Walking The Walk

The kids don’t want me to leave today.  I don’t want to leave today.  Worse, I’m not sure I’m handling being on the road all that well anymore.

Friday in Portland at the Women’s Show I was nearly mute at the microphone.  I was up there on stage, my notes in front of me, looking down at the dozen or so women in the folding chairs and thought, I have nothing to say to you.  I have nothing to share.

I usually can pull off public speaking.  I usually can fake it:  tell a story, make a joke, find something touching to reach people’s emotions. 

I was supposed to speak for 30 minutes.  After ten I wanted to be done.  I just blurted absolutely random things that had nothing to do with anything.  It was like grasping for straws, grabbing at objects in the dark.  Nothing made sense.  I didn’t make sense.  I just wanted to step down and run away.

Instead I struggled through, word by word, thought by thought and no, it wasn’t my best speech, and not at all a great performance, but I did it.  I clung to the podium and battled to give something–anything–that might make those ladies (and one gentleman) sitting in the folding chairs feel that their time was well spent.

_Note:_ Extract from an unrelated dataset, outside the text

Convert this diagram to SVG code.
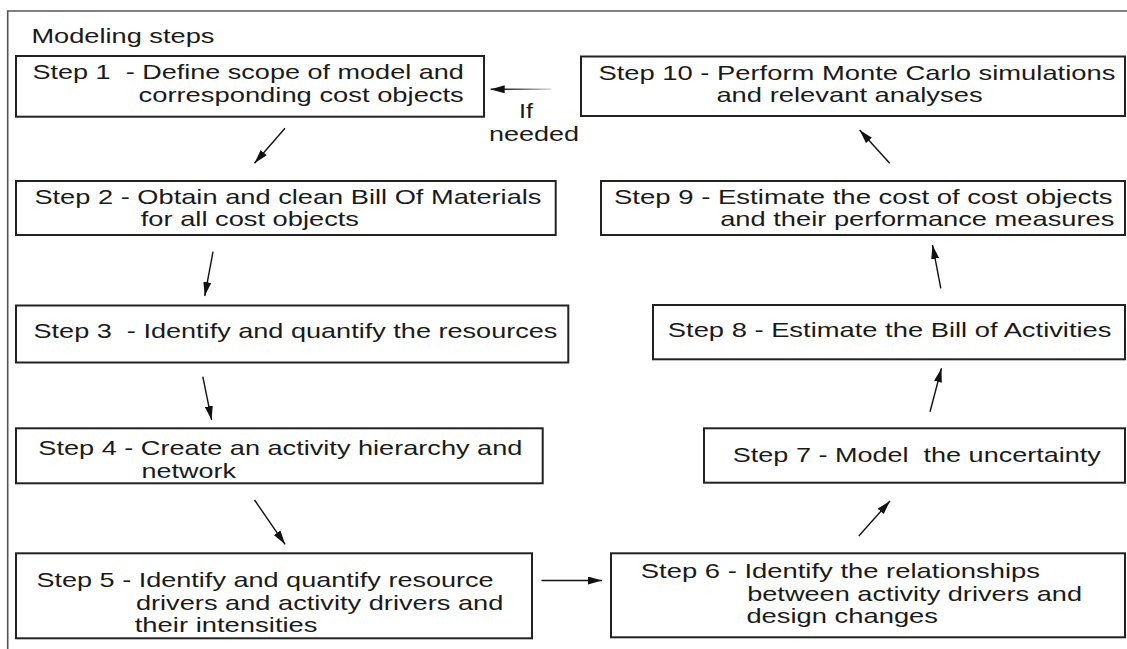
<svg xmlns="http://www.w3.org/2000/svg" width="1127" height="649" viewBox="0 0 1127 649">
<style>
.box{fill:#fff;stroke:#222;stroke-width:2}
.t{font-family:"Liberation Sans",Arial,Helvetica,sans-serif;font-size:21px;fill:#1a1a1a}
.c{stroke:#111;stroke-width:1.4;fill:none;marker-end:url(#ah)}
.frame{stroke:#555;stroke-width:1.6;fill:none}
</style>
<defs>
<marker id="ah" markerUnits="userSpaceOnUse" markerWidth="14" markerHeight="8" refX="14" refY="4" orient="auto">
<path d="M0,0 L14,4 L0,8 z" fill="#111"/>
</marker>
<linearGradient id="fade" gradientUnits="userSpaceOnUse" x1="552" y1="0" x2="500" y2="0">
<stop offset="0" stop-color="#ddd"/>
<stop offset="1" stop-color="#111"/>
</linearGradient>
</defs>
<path class="frame" d="M7.7,649 V11 H1127"/>
<text class="t" x="31.4" y="43.3" textLength="183" lengthAdjust="spacingAndGlyphs">Modeling steps</text>
<g id="step1">
<rect class="box" x="16" y="56" width="468" height="60.7"/>
<text class="t" x="32.5" y="79.3" textLength="431.3" lengthAdjust="spacingAndGlyphs" xml:space="preserve">Step 1  - Define scope of model and</text>
<text class="t" x="138.5" y="101.7" textLength="325.3" lengthAdjust="spacingAndGlyphs">corresponding cost objects</text>
</g>
<g id="step10">
<rect class="box" x="581" y="56.5" width="544" height="59.5"/>
<text class="t" x="598.4" y="80" textLength="517" lengthAdjust="spacingAndGlyphs">Step 10 - Perform Monte Carlo simulations</text>
<text class="t" x="716.4" y="101.7" textLength="266.2" lengthAdjust="spacingAndGlyphs">and relevant analyses</text>
</g>
<g id="step2">
<rect class="box" x="16" y="181" width="539.7" height="54"/>
<text class="t" x="34.4" y="204" textLength="507.1" lengthAdjust="spacingAndGlyphs">Step 2 - Obtain and clean Bill Of Materials</text>
<text class="t" x="140.8" y="226" textLength="218.2" lengthAdjust="spacingAndGlyphs">for all cost objects</text>
</g>
<g id="step9">
<rect class="box" x="601" y="181" width="524" height="54"/>
<text class="t" x="614" y="204" textLength="498.6" lengthAdjust="spacingAndGlyphs">Step 9 - Estimate the cost of cost objects</text>
<text class="t" x="720.2" y="226" textLength="394.2" lengthAdjust="spacingAndGlyphs">and their performance measures</text>
</g>
<g id="step3">
<rect class="box" x="16" y="305.5" width="552.3" height="57"/>
<text class="t" x="33.5" y="337.5" textLength="523.9" lengthAdjust="spacingAndGlyphs" xml:space="preserve">Step 3  - Identify and quantify the resources</text>
</g>
<g id="step8">
<rect class="box" x="653" y="305" width="472" height="54.3"/>
<text class="t" x="667.8" y="336.7" textLength="443.7" lengthAdjust="spacingAndGlyphs">Step 8 - Estimate the Bill of Activities</text>
</g>
<g id="step4">
<rect class="box" x="16" y="428.3" width="526.7" height="55"/>
<text class="t" x="38.3" y="455" textLength="484.1" lengthAdjust="spacingAndGlyphs">Step 4 - Create an activity hierarchy and</text>
<text class="t" x="141.6" y="478.3" textLength="94.4" lengthAdjust="spacingAndGlyphs">network</text>
</g>
<g id="step7">
<rect class="box" x="704" y="428.3" width="421" height="54.4"/>
<text class="t" x="732.8" y="461.7" textLength="368" lengthAdjust="spacingAndGlyphs" xml:space="preserve">Step 7 - Model  the uncertainty</text>
</g>
<g id="step5">
<rect class="box" x="16" y="553.3" width="516" height="85"/>
<text class="t" x="36.4" y="586.7" textLength="457.3" lengthAdjust="spacingAndGlyphs">Step 5 - Identify and quantify resource</text>
<text class="t" x="135.9" y="609.5" textLength="367.4" lengthAdjust="spacingAndGlyphs">drivers and activity drivers and</text>
<text class="t" x="134.7" y="632" textLength="182.9" lengthAdjust="spacingAndGlyphs">their intensities</text>
</g>
<g id="step6">
<rect class="box" x="611" y="553.3" width="514" height="84"/>
<text class="t" x="640.8" y="577.7" textLength="399.2" lengthAdjust="spacingAndGlyphs">Step 6 - Identify the relationships</text>
<text class="t" x="747.2" y="600.7" textLength="334.8" lengthAdjust="spacingAndGlyphs">between activity drivers and</text>
<text class="t" x="746.4" y="623.3" textLength="191.6" lengthAdjust="spacingAndGlyphs">design changes</text>
</g>
<g id="connectors">
<line x1="551.5" y1="89.3" x2="490.7" y2="89.3" stroke="url(#fade)" stroke-width="1.4" marker-end="url(#ah)"/>
<text class="t" x="526" y="118" text-anchor="middle" textLength="14" lengthAdjust="spacingAndGlyphs" style="font-size:20px">If</text>
<text class="t" x="489" y="141" textLength="90" lengthAdjust="spacingAndGlyphs" style="font-size:20px">needed</text>
<line class="c" x1="285" y1="128.3" x2="254.5" y2="163.3"/>
<line class="c" x1="213" y1="251.7" x2="204.7" y2="296"/>
<line class="c" x1="202.8" y1="376.7" x2="211.6" y2="420"/>
<line class="c" x1="254.5" y1="500" x2="285.1" y2="544.3"/>
<line class="c" x1="541.5" y1="580.5" x2="602" y2="580.5" stroke="#555"/>
<line class="c" x1="858.8" y1="536" x2="890" y2="501"/>
<line class="c" x1="930" y1="411.7" x2="941.5" y2="368.3"/>
<line class="c" x1="940.8" y1="288.3" x2="932.5" y2="245"/>
<line class="c" x1="889.7" y1="163.3" x2="859.6" y2="130"/>
</g>
</svg>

In the end, I don’t know that their time was well spent, but I do know this:  what I did was hard on Friday.  It was a battle.  But I didn’t quit, and I didn’t cry, and I kept trying.

Maybe we don’t have to be all-that and absolutely wonderful.   Maybe just trying is enough.

And isn’t that what I write in my books?  Isn’t that what I’m always preaching?  We don’t have to be perfect.  We just have to be ourselves. 

Well, Friday I talked the talk, and walked the walk, and no, it wasn’t pretty but I’m still here.  I’m still coming out swinging.